Could O’Driscoll be right, when love is blind?
OPINION: Could New Zealand sports fans be so colour blind they can’t see failings by athletes in black, yet little good in those clad in (let’s say) gold and green?
Pyschological studies indicate the answer to that question is yes, but they can’t help it; being a sports fan gives you a deep emotional investment in the outcome of something ultimately quite meaningless.
If love of black sends us blind, we’re not alone. For the Irish green is great, for the English it’s wonderful white, Aussies cherish gold. They too are, if not blind, abjectly shortsighted.
So if All Blacks prop Owen Franks puts his hands on the face of another player, to the sports fan it’s more about the colour of his jersey than his act.
A fan clad in black and one with a Wallaby hat presented with exactly the same evidence, are emotionally inclined to view the incident differently, psychologists would argue.
To one it’s an outrageous act of unpunished thuggery, to the other there’s nothing to see here, move on whining losers.
So thank god for match officials, who at least should be impartial. And they found Franks, not noted as a dirty player, had no case to answer.
Cue complaints about favourable treatment for All Blacks from across the world, one from Irishman Brian O’Driscoll, the talented centre invalided out of the 2005 Lions tour after a nasty spear tackle from Tana Umaga and Keven Mealamu.
O’Driscoll, a veteran of 133 tests for Ireland and eight for the Lions, said the Franks incident ‘‘makes a mockery of citing. If nothing comes of this it’s a farce’’.
If sports fans on the stuff website are representative, many feel O’Driscoll should get over himself and stop whining about the tackle that destroyed the most important tour of his life.
So his comments were not taken objectively, and probably were not made objectively either.

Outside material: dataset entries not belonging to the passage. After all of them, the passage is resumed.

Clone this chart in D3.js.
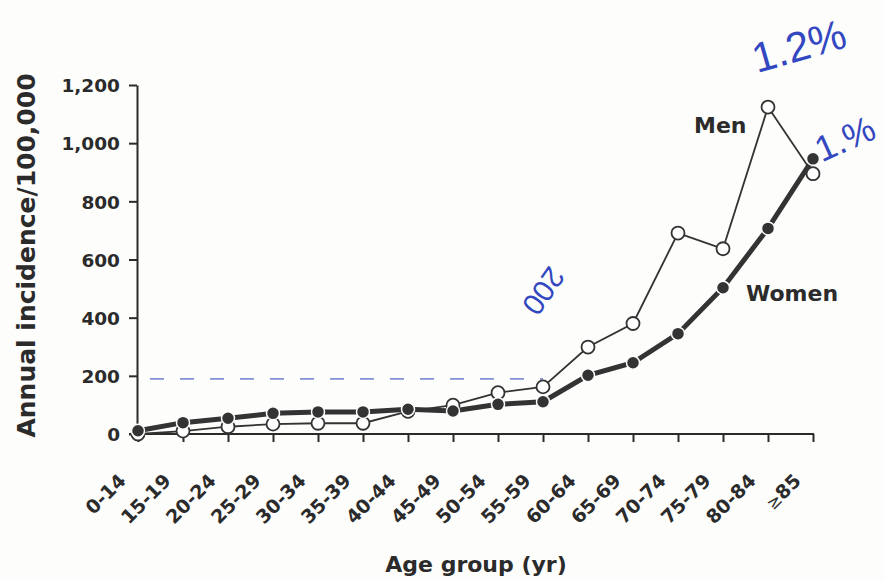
<!DOCTYPE html>
<html>
<head>
<meta charset="utf-8">
<script src="https://cdn.jsdelivr.net/npm/d3@7"></script>
<style>
  body { margin: 0; background: #fdfdfb; }
  text { font-family: "DejaVu Sans", sans-serif; font-weight: bold; fill: #2b2b2b; }
  .note { font-family: "Liberation Sans", sans-serif; font-weight: normal; fill: #3348c0; }
</style>
</head>
<body>
<div id="chart"></div>
<script>
// Age groups on the x axis
const ageGroups = ["0-14", "15-19", "20-24", "25-29", "30-34", "35-39", "40-44", "45-49",
  "50-54", "55-59", "60-64", "65-69", "70-74", "75-79", "80-84", "≥85"];

// Annual incidence per 100,000
const menValues = [0, 10, 25, 34, 37, 37, 78, 99, 142, 162, 299, 380, 691, 637, 1124, 895];
const womenValues = [11, 39, 54, 71, 76, 76, 85, 79, 102, 111, 202, 245, 345, 503, 707, 946];

const yTicks = [0, 200, 400, 600, 800, 1000, 1200];

// Handwritten marks on the scan
const penLevel = 200;

const width = 884, height = 580;
const margin = {top: 85, right: 69, bottom: 145, left: 138};

const svg = d3.select("#chart")
  .append("svg")
  .attr("width", width)
  .attr("height", height);

const xScale = d3.scalePoint()
  .domain(ageGroups)
  .range([margin.left, width - margin.right - 2]);

const yScale = d3.scaleLinear()
  .domain([0, 1200])
  .range([height - margin.bottom - 1, margin.top]);

const men = ageGroups.map((g, i) => ({g, v: menValues[i]}));
const women = ageGroups.map((g, i) => ({g, v: womenValues[i]}));

// pen dashed line at 200
svg.append("line")
  .attr("x1", xScale("0-14") + 12)
  .attr("x2", xScale("55-59"))
  .attr("y1", yScale(penLevel) + 3)
  .attr("y2", yScale(penLevel) + 3)
  .attr("stroke", "#3348c0")
  .attr("stroke-opacity", 0.6)
  .attr("stroke-width", 1.8)
  .attr("stroke-dasharray", "14,16");

// axes
const xAxis = d3.axisBottom(xScale).tickSize(8).tickSizeOuter(0).tickFormat("");
const yAxis = d3.axisLeft(yScale).tickValues(yTicks).tickSize(8).tickSizeOuter(0)
  .tickFormat(d3.format(","));

const gx = svg.append("g")
  .attr("transform", `translate(0,${yScale(0)})`)
  .call(xAxis);
gx.select(".domain").attr("d", `M${margin.left - 9},0H${xScale("≥85") + 1}`);

const gy = svg.append("g")
  .attr("transform", `translate(${margin.left - 1},0)`)
  .call(yAxis);

[gx, gy].forEach(g => {
  g.selectAll("path, line").attr("stroke", "#2b2b2b").attr("stroke-width", 2);
});
gy.selectAll("text")
  .attr("x", -17)
  .attr("dy", "0.36em")
  .style("font-size", "18.5px")
  .style("font-family", "DejaVu Sans");

// rotated x labels
const xl = svg.append("g")
  .selectAll("text")
  .data(ageGroups)
  .join("text")
  .attr("transform", d => `translate(${xScale(d) - 11},${yScale(0) + 48}) rotate(-45)`)
  .attr("text-anchor", "end")
  .style("font-size", "19px");

xl.each(function(d) {
  const t = d3.select(this);
  if (d.startsWith("≥")) {
    t.append("tspan").style("font-weight", "normal").style("font-size", "17px").text("≥");
    t.append("tspan").text(d.slice(1));
  } else {
    t.text(d);
  }
});

// axis titles
svg.append("text")
  .attr("transform", `translate(35,${(yScale(0) + yScale(1200)) / 2 - 4}) rotate(-90)`)
  .attr("text-anchor", "middle")
  .style("font-size", "25px")
  .text("Annual incidence/100,000");

svg.append("text")
  .attr("x", 476)
  .attr("y", 572)
  .attr("text-anchor", "middle")
  .style("font-size", "22px")
  .text("Age group (yr)");

// lines
const line = d3.line()
  .x(d => xScale(d.g))
  .y(d => yScale(d.v));

svg.append("path")
  .datum(men)
  .attr("d", line)
  .attr("fill", "none")
  .attr("stroke", "#333")
  .attr("stroke-width", 1.8);

svg.append("g")
  .selectAll("circle")
  .data(men)
  .join("circle")
  .attr("cx", d => xScale(d.g))
  .attr("cy", d => yScale(d.v))
  .attr("r", 6.5)
  .attr("fill", "#fff")
  .attr("stroke", "#333")
  .attr("stroke-width", 1.8);

svg.append("path")
  .datum(women)
  .attr("d", line)
  .attr("fill", "none")
  .attr("stroke", "#333")
  .attr("stroke-width", 5);

svg.append("g")
  .selectAll("circle")
  .data(women)
  .join("circle")
  .attr("cx", d => xScale(d.g))
  .attr("cy", d => yScale(d.v))
  .attr("r", 6.5)
  .attr("fill", "#333")
  .attr("stroke", "#fdfdfb")
  .attr("stroke-width", 1.5);

// series labels
svg.append("text")
  .attr("x", 694)
  .attr("y", 133)
  .style("font-size", "22px")
  .text("Men");

svg.append("text")
  .attr("x", 746)
  .attr("y", 301)
  .style("font-size", "22px")
  .text("Women");

// handwritten notes
svg.append("text")
  .attr("class", "note")
  .attr("transform", "translate(803,60) rotate(-16)")
  .attr("text-anchor", "middle")
  .style("font-size", "42px")
  .text("1.2%");

svg.append("text")
  .attr("class", "note")
  .attr("transform", "translate(850,150) rotate(-24)")
  .attr("text-anchor", "middle")
  .style("font-size", "36px")
  .text("1.%");

svg.append("text")
  .attr("class", "note")
  .attr("transform", "translate(535,285) rotate(125)")
  .attr("text-anchor", "middle")
  .style("font-size", "30px")
  .text("200");
</script>
</body>
</html>
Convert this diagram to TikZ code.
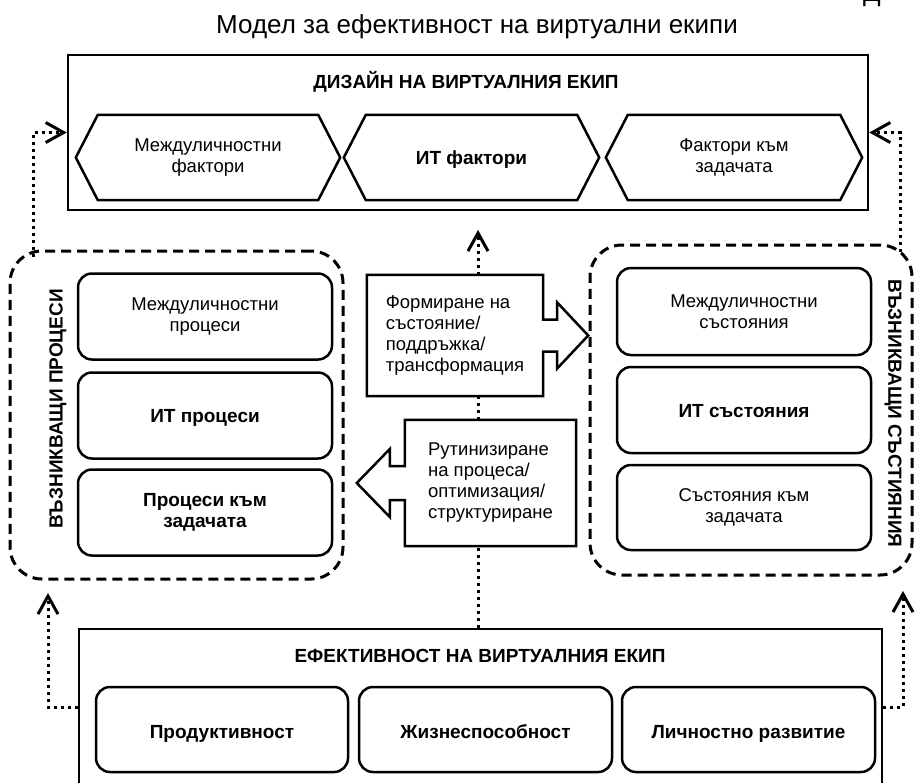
\documentclass[tikz,border=0pt]{standalone}
\usepackage{fontspec}
\setmainfont{Liberation Sans}
\usetikzlibrary{arrows.meta,calc}
\begin{document}
\begin{tikzpicture}[x=1pt,y=-1pt,
  txt/.style={font=\fontsize{18.5}{21}\selectfont},
  btxt/.style={font=\fontsize{19}{21.5}\selectfont\bfseries},
  oneline/.style={text height=15.6pt, text depth=1pt},
  onelow/.style={text height=18.6pt, text depth=1pt},
  boxline/.style={line width=2.5pt},
  solidbox/.style={draw, boxline, inner sep=0pt},
  roundbox/.style={draw, boxline, rounded corners=14pt, inner sep=0pt, align=center},
  hexn/.style={minimum height=85pt, inner sep=0pt, align=center},
  grp/.style={draw, line width=3pt, dash pattern=on 10pt off 6pt, rounded corners=32pt, inner sep=0pt},
  midtext/.style={txt, align=left, inner sep=0pt},
  dotline/.style={line width=3pt, dash pattern=on 3pt off 4pt},
  chev/.style={-{Straight Barb[length=18pt,width=20pt]}},
]
\useasboundingbox (0,0) rectangle (917,782);

% title
\node[anchor=base, font=\fontsize{26}{30}\selectfont] (title) at (477,33) {Модел за ефективност на виртуални екипи};
\node[anchor=base, font=\fontsize{26}{30}\selectfont] (corner) at (872,1) {Д};

% top box
\node[solidbox, minimum width=800pt, minimum height=155pt] (design) at (468,132.5) {};
\node[btxt, anchor=base] (designT) at (466,88) {ДИЗАЙН НА ВИРТУАЛНИЯ ЕКИП};
\node[hexn, txt, minimum width=264pt] (h1) at (208,157.5) {Междуличностни\\фактори};
\node[hexn, btxt, oneline, minimum width=255pt] (h2) at (471.5,157.5) {ИТ фактори};
\node[hexn, txt, minimum width=256pt] (h3) at (734,157.5) {Фактори към\\задачата};
\foreach \h in {h1,h2,h3}
  \draw[boxline] (\h.west) -- ([xshift=22pt]\h.north west) -- ([xshift=-22pt]\h.north east)
     -- (\h.east) -- ([xshift=-22pt]\h.south east) -- ([xshift=22pt]\h.south west) -- cycle;

% left group
\node[grp, minimum width=333pt, minimum height=328pt] (lgrp) at (176.5,415) {};
\node[btxt, rotate=90] (lgrpT) at (58,409) {ВЪЗНИКВАЩИ ПРОЦЕСИ};
\node[roundbox, txt, minimum width=254pt, minimum height=86pt] (lp1) at (205,316.5) {Междуличностни\\процеси};
\node[roundbox, btxt, oneline, minimum width=254pt, minimum height=86pt] (lp2) at (205,415.5) {ИТ процеси};
\node[roundbox, btxt, minimum width=254pt, minimum height=86pt] (lp3) at (205,512.5) {Процеси към\\задачата};

% right group
\node[grp, minimum width=322pt, minimum height=330pt] (rgrp) at (751,410) {};
\node[btxt, rotate=-90] (rgrpT) at (893,413.5) {ВЪЗНИКВАЩИ СЪСТИЯНИЯ};
\node[roundbox, txt, minimum width=254pt, minimum height=87pt] (rs1) at (744,311.5) {Междуличностни\\състояния};
\node[roundbox, btxt, oneline, minimum width=254pt, minimum height=86pt] (rs2) at (744,410) {ИТ състояния};
\node[roundbox, txt, minimum width=254pt, minimum height=85pt] (rs3) at (744,507.5) {Състояния към\\задачата};

% middle arrow boxes
\node[midtext, minimum width=176pt, minimum height=121pt] (form) at (455,335.5) {Формиране на\\състояние/\\поддръжка/\\трансформация};
\draw[boxline] (form.north west) -- (form.north east) -- ($(form.east)+(0,-16)$) -- ++(14,0) -- ++(0,-17)
   -- ++(31,33) -- ++(-31,33) -- ++(0,-17) -- ++(-14,0) -- (form.south east) -- (form.south west) -- cycle;
\node[midtext, minimum width=171pt, minimum height=126pt] (rout) at (490.5,483) {Рутинизиране\\на процеса/\\оптимизация/\\структуриране};
\draw[boxline] (rout.north east) -- (rout.north west) -- ($(rout.west)+(0,-17)$) -- ++(-15,0) -- ++(0,-17)
   -- ++(-33,34) -- ++(33,34) -- ++(0,-17) -- ++(15,0) -- (rout.south west) -- (rout.south east) -- cycle;

% bottom box
\node[solidbox, minimum width=803pt, minimum height=156pt] (bot) at (480.5,707) {};
\node[btxt, anchor=base] (botT) at (480,662) {ЕФЕКТИВНОСТ НА ВИРТУАЛНИЯ ЕКИП};
\node[roundbox, btxt, onelow, minimum width=252pt, minimum height=85pt] (b1) at (222,729.5) {Продуктивност};
\node[roundbox, btxt, onelow, minimum width=253pt, minimum height=85pt] (b2) at (485.5,729.5) {Жизнеспособност};
\node[roundbox, btxt, onelow, minimum width=253pt, minimum height=85pt] (b3) at (748.5,729.5) {Личностно развитие};

% connectors
\coordinate (lup) at (33,257);
\coordinate (rup) at (900,252);
\coordinate (lend) at (48,593);
\coordinate (rend) at (903,591);
\coordinate (cx) at (478,0);
\coordinate (ctop) at (478,230);
\draw[dotline, chev] (lup) |- (design.west);
\draw[dotline, chev] (rup) |- (design.east);
\draw[dotline, chev] (bot.west) -| (lend);
\draw[dotline, chev] (bot.east) -| (rend);
\draw[dotline] (bot.north -| cx) -- (rout.south -| cx);
\draw[dotline] (rout.north -| cx) -- (form.south -| cx);
\draw[dotline, chev] (form.north -| cx) -- (ctop);
\end{tikzpicture}
\end{document}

Fan reaction is in no way indicative of sporting justice. Howling louder doesn’t make you right. Calling someone a whinger for complaining after losing smacks of a closed mind.
In New Zealand sport is akin to religion, with beliefs that have survived down through the years. Fans quick to label O’Driscoll an 11-year whiner could well be the same ones who argue Bob Deans was robbed of a try by Wales in 1905.
Other aspects of Kiwi sporting faith to be accepted without question: it was clever of Andy Haden to dive out of a lineout in 1978, so Brian McKechnie could kick the winning penalty against Wales; Susie the poisoning waitress cost us the World Cup in 1995; we would have won the World Cup in 2007 had English referee Wayne Barnes spotted a blatant forward pass by France; Aussie Quade Cooper is a villain who beat up on Richie McCaw.
How much of this you believe depends on your level of indoctrination.
Just don’t expect worshippers of green, gold, red, white or blue to hold the same beliefs. And they could be the ones who are right.